Su TikTok, l’hashtag #InstagramVsReality, utilizzato per mostrare le differenze tra i panorami da social media e quelli reali, ha oltre 2.6 miliardi di visualizzazioni. Ci si trova di tutto: la Fontana di Trevi affollata, Positano senza un centimetro per camminare, le file per prendere i vaporetti a Venezia. È l’espressione di quella frustrazione di cui parlavamo prima, quell’idea per cui la cosa che avevo pianificato non è andata esattamente come immaginavo.

È anche un momento di disvelamento di un concetto che ormai dovremmo conoscere: i social media non sono strumenti di informazione neutra, come non lo sono i giornali, contro cui però nutriamo uno scetticismo di massima ben maggiore. Perché funzioni, il contenuto deve rispettare alcune regole, per compiacere gli algoritmi che selezionano i post e per invogliare le persone a continuare la visione. Il risultato sono immagini perfette, panorami mozzafiato: dallo schermo, scompare ogni attrito.

La realtà si piega alle regole algoritmiche ed è proprio di quella realtà che andiamo alla ricerca.
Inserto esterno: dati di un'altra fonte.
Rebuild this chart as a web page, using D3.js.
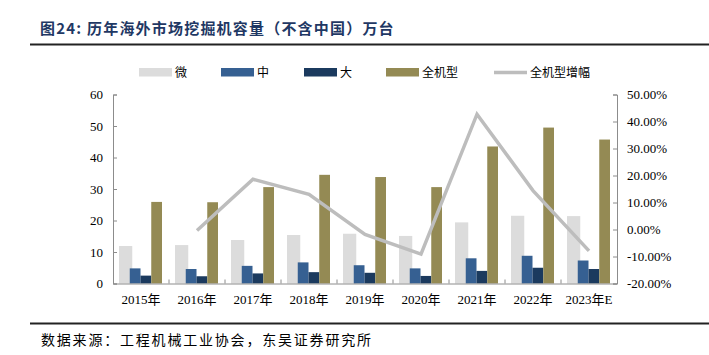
<!DOCTYPE html>
<html><head><meta charset="utf-8">
<script src="https://cdn.jsdelivr.net/npm/d3@7"></script>
<style>body{margin:0;background:#fff}svg{display:block}</style>
</head><body>
<svg id="c" width="709" height="355"></svg>
<script>
// ---- data ----
const years = ["2015年","2016年","2017年","2018年","2019年","2020年","2021年","2022年","2023年E"];
const micro  = [11.9,12.2,13.8,15.4,15.8,15.1,19.4,21.5,21.4];
const medium = [4.8,4.6,5.6,6.7,5.8,4.8,8.0,8.8,7.3];
const large  = [2.5,2.3,3.2,3.6,3.4,2.4,4.0,5.0,4.6];
const total  = [25.9,25.8,30.6,34.5,33.8,30.6,43.5,49.5,45.7];
const growth = [null,-0.4,18.6,13.0,-1.8,-9.1,42.7,14.4,-7.9];
const seriesNames = ["微","中","大","全机型"];
const lineName = "全机型增幅";
const leftTicks = [0,10,20,30,40,50,60];
const rightTicks = [-20,-10,0,10,20,30,40,50];
const titleText = "图24:  历年海外市场挖掘机容量（不含中国）万台";
const sourceText = "数据来源：工程机械工业协会，东吴证券研究所";

const colors = ["#DCDCDC","#366092","#1B3A5E","#948A54"];
const lineColor = "#BDBDBD";
const serif = "'Liberation Serif','Times New Roman',serif";
const cjk = "'Noto Sans CJK SC','Liberation Serif',serif";

const svg = d3.select("#c");
const L = 113, R = 617, T = 94.5, B = 283.5;

const x = d3.scaleBand().domain(years).range([L, R]).paddingInner(0).paddingOuter(0);
const sub = d3.scaleBand().domain(seriesNames).range([6, 49]);
const yL = d3.scaleLinear().domain([0, 60]).range([B, T]);
const yR = d3.scaleLinear().domain([-20, 50]).range([B, T]);

// title
svg.append("text").attr("x", 40).attr("y", 34)
  .attr("font-family", cjk).attr("font-size", 15).attr("font-weight", "bold")
  .attr("letter-spacing", 1.2)
  .attr("fill", "#1F3864").text(titleText);
svg.append("line").attr("x1", 30).attr("x2", 709).attr("y1", 44.5).attr("y2", 44.5)
  .attr("stroke", "#222").attr("stroke-width", 2);

// bars
const seriesData = [micro, medium, large, total];
seriesData.forEach((arr, si) => {
  const extra = si === 0 ? 2.5 : 0;
  svg.append("g").selectAll("rect").data(arr).join("rect")
    .attr("x", (d, i) => x(years[i]) + sub(seriesNames[si]))
    .attr("width", sub.bandwidth() + extra)
    .attr("y", d => yL(d))
    .attr("height", d => B - yL(d))
    .attr("fill", colors[si]);
});

// line
const pts = growth.map((g, i) => ({x: x(years[i]) + x.bandwidth()/2, g}));
svg.append("path").datum(pts)
  .attr("d", d3.line().defined(d => d.g !== null).x(d => d.x).y(d => yR(d.g)))
  .attr("fill", "none").attr("stroke", lineColor).attr("stroke-width", 3.5);

// axes
const axisColor = "#8C8C8C";
const gL = svg.append("g").attr("transform", `translate(${L},0)`)
  .call(d3.axisLeft(yL).tickValues(leftTicks).tickSize(-4).tickPadding(10));
const gR = svg.append("g").attr("transform", `translate(${R},0)`)
  .call(d3.axisRight(yR).tickValues(rightTicks).tickSize(-4).tickPadding(10)
    .tickFormat(d => d.toFixed(2) + "%"));
const gB = svg.append("g").attr("transform", `translate(0,${B})`)
  .call(d3.axisBottom(x).tickSize(0).tickPadding(11));
[gL, gR, gB].forEach(g => {
  g.selectAll("path.domain").attr("stroke", axisColor);
  g.selectAll(".tick line").attr("stroke", axisColor);
  g.selectAll("text").attr("font-family", serif).attr("font-size", 13).attr("fill", "#000");
});
gB.selectAll("text").attr("font-family", "'Liberation Serif','Noto Sans CJK SC',serif");
// category boundary ticks
const bounds = years.slice(1).map(y => x(y));
svg.append("g").selectAll("line").data(bounds).join("line")
  .attr("x1", d => d).attr("x2", d => d).attr("y1", B - 4).attr("y2", B)
  .attr("stroke", axisColor);

// legend
const legX = [139, 221, 304, 386];
seriesNames.forEach((n, i) => {
  svg.append("rect").attr("x", legX[i]).attr("y", 68).attr("width", 33).attr("height", 8.5)
    .attr("fill", colors[i]);
  svg.append("text").attr("x", legX[i] + 36).attr("y", 77)
    .attr("font-family", cjk).attr("font-size", 12).attr("fill", "#000").text(n);
});
svg.append("line").attr("x1", 494).attr("x2", 527).attr("y1", 72.5).attr("y2", 72.5)
  .attr("stroke", lineColor).attr("stroke-width", 3.5);
svg.append("text").attr("x", 530).attr("y", 77)
  .attr("font-family", cjk).attr("font-size", 12).attr("fill", "#000").text(lineName);

// source
svg.append("line").attr("x1", 30).attr("x2", 709).attr("y1", 323.5).attr("y2", 323.5)
  .attr("stroke", "#222").attr("stroke-width", 2);
svg.append("text").attr("x", 41).attr("y", 345)
  .attr("font-family", cjk).attr("font-size", 14).attr("letter-spacing", 1.8)
  .attr("fill", "#000").text(sourceText);
</script>
</body></html>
@rosa_ket Insta vs reality sur la fontaine de Trevi  #rome #trevi #trevifountain #coleseoroma #vaticano #instavsreality #instagramvsreality ♬ original sound - TrainPal

C’è una soluzione?

Le soluzioni immaginate finora dalle amministrazioni, italiane e internazionali, si concentrano – giustamente - sulla necessità di preservare i luoghi dal sovraffollamento. Va in quella direzione Venezia, che inaugurerà nel 2024 un biglietto di ingresso da 5 euro per visitare la città. Oppure, un’altra possibilità è il numero chiuso, già realtà nella provincia autonoma di Bolzano.

La risposta a questo fenomeno, tuttavia, è più che altro culturale. E ha a che fare sì con il turismo ma, probabilmente, con un ventaglio piuttosto ampio di aspetti relativi alla gestione del nostro tempo e degli spazi che viviamo.

E parte da una riflessione centrale: non tutto può e deve essere un contenuto; non tutti i momenti del nostro tempo hanno bisogno di una convalida sociale, di un qualche genere di misurazione. Accettarlo significa riabituarsi, come scrive Sheila Liming in un libro che si chiama Hanging Out, a “fermare il tempo, per dedicarsi solo all’interazione con altre persone o con gli spazi che ci circondano”.